Uşak Belediyesinin işlettiği Çayzade'de toplandı eskimeyen dostlar. Kimi 60'larda başlamış işe kimi 70'lerin başında kimi sonunda. Dile kolay yarım asırlık bir hukuk var aralarında. Müdürleri Sabahattin Güzelay 1932 doğumlu ve grupta ilk emekli olan o , 2013 yılında emekli olan arkadaşından 30 yıl önce ayrılmış kurumdan, ama beraber çok çalışmışlar. Güzelay bu birlikteliği nasıl koruyorsunuz sorusuna biz bir aile gibiydik diyor ve ardından şu cümleleri sıralıyor; " Bizim aramızda müdür, işçi gibi bir ayrım yoktu, birbirimize gelir giderdik, birbirimizin dertleriyle ilgilenirdir. Herkes birbirinden çok memnun olduğu için kopamadılar. Bizim çalıştığımız dönemlerde Bayındırlık İl Müdürlüğünde 35 kişilik bir grubumuz vardı. Öyle bir havaya girdik ki el birliğiyle, bunların çoğu da Uşaklıydı. Aramızdaki resmiyeti mümkün olduğu kadar azalttık ama kabul edelim ki benim müdür olduğum dönemlerde hiçbir personelim saygısızlık yapıp da herhangi bir ters işlem görmedi. Bakın 18-20 yıl Bayındırlık Müdürlüğü yaptım bir ihtarım yoktur. Personeli bir tekdirim yoktur, işten atma hiç yoktur. Hata olmadı mı? Hatalar oluyordu, çağırıyordum anlatıyordum bir daha tekerrür etmesin diyorudum. Bu şekilde aramızda bir kaynaşma oldu. Hepsinden de yaşça büyüğüm bir ağabey kardeş gibiydik. Hala beraberiz"

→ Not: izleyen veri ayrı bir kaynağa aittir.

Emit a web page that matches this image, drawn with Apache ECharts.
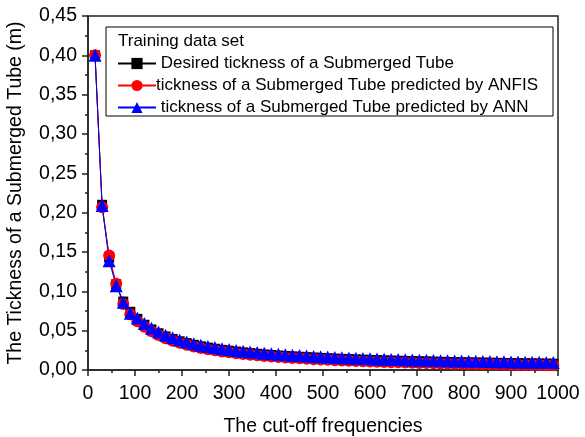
<!DOCTYPE html>
<html>
<head>
<meta charset="utf-8">
<script src="https://cdn.jsdelivr.net/npm/echarts@6/dist/echarts.min.js"></script>
<style>
  html, body { margin: 0; padding: 0; background: #fff; }
  #chart { width: 585px; height: 437px; }
</style>
</head>
<body>
<div id="chart"></div>
<script>
// Cut-off frequencies (Hz), one sample every 15
const frequencies = [
  15, 30, 45, 60, 75, 90, 105, 120, 135, 150,
  165, 180, 195, 210, 225, 240, 255, 270, 285, 300,
  315, 330, 345, 360, 375, 390, 405, 420, 435, 450,
  465, 480, 495, 510, 525, 540, 555, 570, 585, 600,
  615, 630, 645, 660, 675, 690, 705, 720, 735, 750,
  765, 780, 795, 810, 825, 840, 855, 870, 885, 900,
  915, 930, 945, 960, 975, 990
];

// Desired thickness (m)
const desired = [
  0.400, 0.210, 0.143, 0.109, 0.087, 0.074, 0.065, 0.0575, 0.0515, 0.0467,
  0.0427, 0.0394, 0.0365, 0.0341, 0.0320, 0.0301, 0.0285, 0.0270, 0.0256, 0.0245,
  0.0234, 0.0224, 0.0215, 0.0206, 0.0198, 0.0191, 0.0184, 0.0178, 0.0173, 0.0168,
  0.0163, 0.0158, 0.0154, 0.0149, 0.0145, 0.0141, 0.0138, 0.0134, 0.0131, 0.0128,
  0.0125, 0.0122, 0.0120, 0.0117, 0.0115, 0.0113, 0.0110, 0.0108, 0.0106, 0.0104,
  0.0102, 0.0100, 0.0098, 0.0097, 0.0095, 0.0094, 0.0092, 0.0091, 0.0089, 0.0088,
  0.0087, 0.0085, 0.0084, 0.0083, 0.0081, 0.0080
];

// Thickness predicted by ANFIS (m)
const anfis = [
  0.400, 0.207, 0.1455, 0.1096, 0.084, 0.071, 0.062, 0.0550, 0.0492, 0.0445,
  0.0405, 0.0373, 0.0345, 0.0321, 0.0300, 0.0281, 0.0265, 0.0250, 0.0236, 0.0225,
  0.0214, 0.0204, 0.0195, 0.0186, 0.0178, 0.0171, 0.0164, 0.0158, 0.0153, 0.0148,
  0.0143, 0.0138, 0.0134, 0.0129, 0.0125, 0.0121, 0.0118, 0.0114, 0.0111, 0.0108,
  0.0105, 0.0102, 0.0100, 0.0097, 0.0095, 0.0093, 0.0090, 0.0088, 0.0086, 0.0084,
  0.0082, 0.0080, 0.0078, 0.0077, 0.0075, 0.0074, 0.0072, 0.0071, 0.0069, 0.0068,
  0.0067, 0.0065, 0.0064, 0.0063, 0.0061, 0.0060
];

// Thickness predicted by ANN (m)
const ann = [
  0.400, 0.209, 0.139, 0.107, 0.086, 0.072, 0.066, 0.0590, 0.0530, 0.0482,
  0.0442, 0.0409, 0.0380, 0.0356, 0.0335, 0.0316, 0.0300, 0.0285, 0.0271, 0.0260,
  0.0249, 0.0239, 0.0230, 0.0221, 0.0213, 0.0206, 0.0199, 0.0193, 0.0188, 0.0183,
  0.0178, 0.0173, 0.0169, 0.0164, 0.0160, 0.0156, 0.0153, 0.0149, 0.0146, 0.0143,
  0.0140, 0.0137, 0.0135, 0.0132, 0.0130, 0.0128, 0.0125, 0.0123, 0.0121, 0.0119,
  0.0117, 0.0115, 0.0113, 0.0112, 0.0110, 0.0109, 0.0107, 0.0106, 0.0104, 0.0103,
  0.0102, 0.0100, 0.0099, 0.0098, 0.0096, 0.0095
];

const seriesNames = [
  ' Desired tickness of a Submerged Tube',
  'tickness of a Submerged Tube predicted by ANFIS',
  ' tickness of a Submerged Tube predicted by ANN'
];

const pairs = (ys) => frequencies.map((f, i) => [f, ys[i]]);
const FONT = 'Liberation Sans, Arial, sans-serif';
const AXIS_COLOR = '#222';

const chart = echarts.init(document.getElementById('chart'), null, { renderer: 'canvas' });

function lineSeries(name, data, color, symbol, size) {
  return {
    name: name,
    type: 'line',
    data: pairs(data),
    symbol: symbol,
    symbolSize: size,
    showAllSymbol: true,
    lineStyle: { color: color, width: 1 },
    itemStyle: { color: color },
    emphasis: { disabled: true },
    animation: false
  };
}

function axisCommon() {
  return {
    axisLine: { show: true, lineStyle: { color: AXIS_COLOR, width: 1.5 } },
    axisTick: { show: true, inside: false, length: 6, lineStyle: { color: AXIS_COLOR, width: 1.5 } },
    minorTick: { show: true, splitNumber: 2, length: 3, lineStyle: { color: AXIS_COLOR, width: 1.5 } },
    splitLine: { show: false }
  };
}

chart.setOption({
  backgroundColor: '#ffffff',
  animation: false,
  grid: {
    left: 88, right: 27, top: 16, bottom: 67,
    outerBoundsMode: 'none',
    containLabel: false,
    show: true, borderColor: AXIS_COLOR, borderWidth: 1.5, backgroundColor: 'transparent'
  },
  xAxis: Object.assign(axisCommon(), {
    type: 'value',
    min: 0, max: 1000, interval: 100,
    name: 'The cut-off frequencies',
    nameLocation: 'middle',
    nameGap: 47,
    nameTextStyle: { fontFamily: FONT, fontSize: 19.5, color: '#000' },
    axisLabel: {
      fontFamily: FONT, fontSize: 19.5, color: '#000', margin: 14,
      formatter: (v) => String(v)
    }
  }),
  yAxis: Object.assign(axisCommon(), {
    type: 'value',
    min: 0, max: 0.45, interval: 0.05,
    name: 'The Tickness of a Submerged Tube (m)',
    nameLocation: 'middle',
    nameGap: 62,
    nameTextStyle: { fontFamily: FONT, fontSize: 19.5, color: '#000' },
    axisLabel: {
      fontFamily: FONT, fontSize: 19.5, color: '#000', margin: 11,
      formatter: (v) => v.toFixed(2).replace('.', ',')
    }
  }),
  legend: {
    orient: 'vertical',
    left: 117, top: 55,
    itemWidth: 38, itemHeight: 14,
    itemGap: 5,
    padding: 0,
    textStyle: { fontFamily: FONT, fontSize: 17, color: '#000', padding: [0, 0, 0, -5] },
    data: seriesNames
  },
  graphic: [
    {
      type: 'rect',
      shape: { x: 106, y: 27, width: 447, height: 89 },
      style: { fill: '#fff', stroke: '#000', lineWidth: 1 },
      z: 1
    },
    {
      type: 'text',
      x: 118, y: 33,
      style: { text: 'Training data set', fontFamily: FONT, fontSize: 17, fill: '#000' },
      z: 2
    }
  ],
  series: [
    lineSeries(seriesNames[0], desired, '#000000', 'rect', 10),
    lineSeries(seriesNames[1], anfis, '#ff0000', 'circle', 12),
    lineSeries(seriesNames[2], ann, '#0000ff', 'triangle', 13)
  ]
});
</script>
</body>
</html>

Bazılarının arkadaşlıkları eskinin Sanat Enstitüsü şimdinin Endüstri Meslek Lisesinde başlamış. Söz açılmışken oradan bahsetmeden geçmek olmazdı. Bahsedilen yıllar 1940'ların sonu ve 50'lili yıllar. Endüstri Meslek liselerinin o zamanki haliyle ile günümüzü kıyaslamasını isteğimizi İnşaat Mühendisi Güzelay ; " O tarihte hocalarımız bizi çok özveriyle çalıştırıyorlardı. Bizi yetiştirmek için ailesini ihmal edenler bile vardı. Şöyle bir özet yapmaya çalışayım; Erkek Sanat Enstitüsünden mezun oldum, İnşaat Fakültesine mühendisliğe girdim inanın o tahsil dönemimde ve hayata atıldıktan sonra 58-60 yıllı meslek hayatımda hiç sıkıntı çekmedim sebebi Erkek Sanat Enstitüsü. Tatbikatı öyle bir öğrettiler ki kulağımızı çeke çeke, mühendislik hayatımda hiçbir sıkıntı çekmedim. Yani hiçbir müteahhit tabiri caizse bana kazık atamadı çünkü temel güçlü. Hali hazırdaki Endüstri Meslek Liselerin göz önüne aldığımızda bir kere hocaların bizim zamanımızdakiler kadar özveriyle işlerini yaptıklarını tahmin etmiyorum. Aynı şekilde öğrencilerden bu işe dört elle sarılarak öğreneceğim diyen bir gayreti de görmüyorum, benim torunum da dahil olmak üzere." dedi. Burada söze dahil olan emekli İnşaat Mühendisi Mustafa Acartürk çalıştığı dönemde karşılaştığı stajyer Meslek lisesi öğrencilerinden çarpım tablosunu bilmeyenlerle karşılaştığını dile getirdi.
Emekli Makine Mühendisi İsmail Gezer de Güzelay ile olan bir hatırasının anlatarak onun ihtisasa önem veren kişiliğinden bahsetti.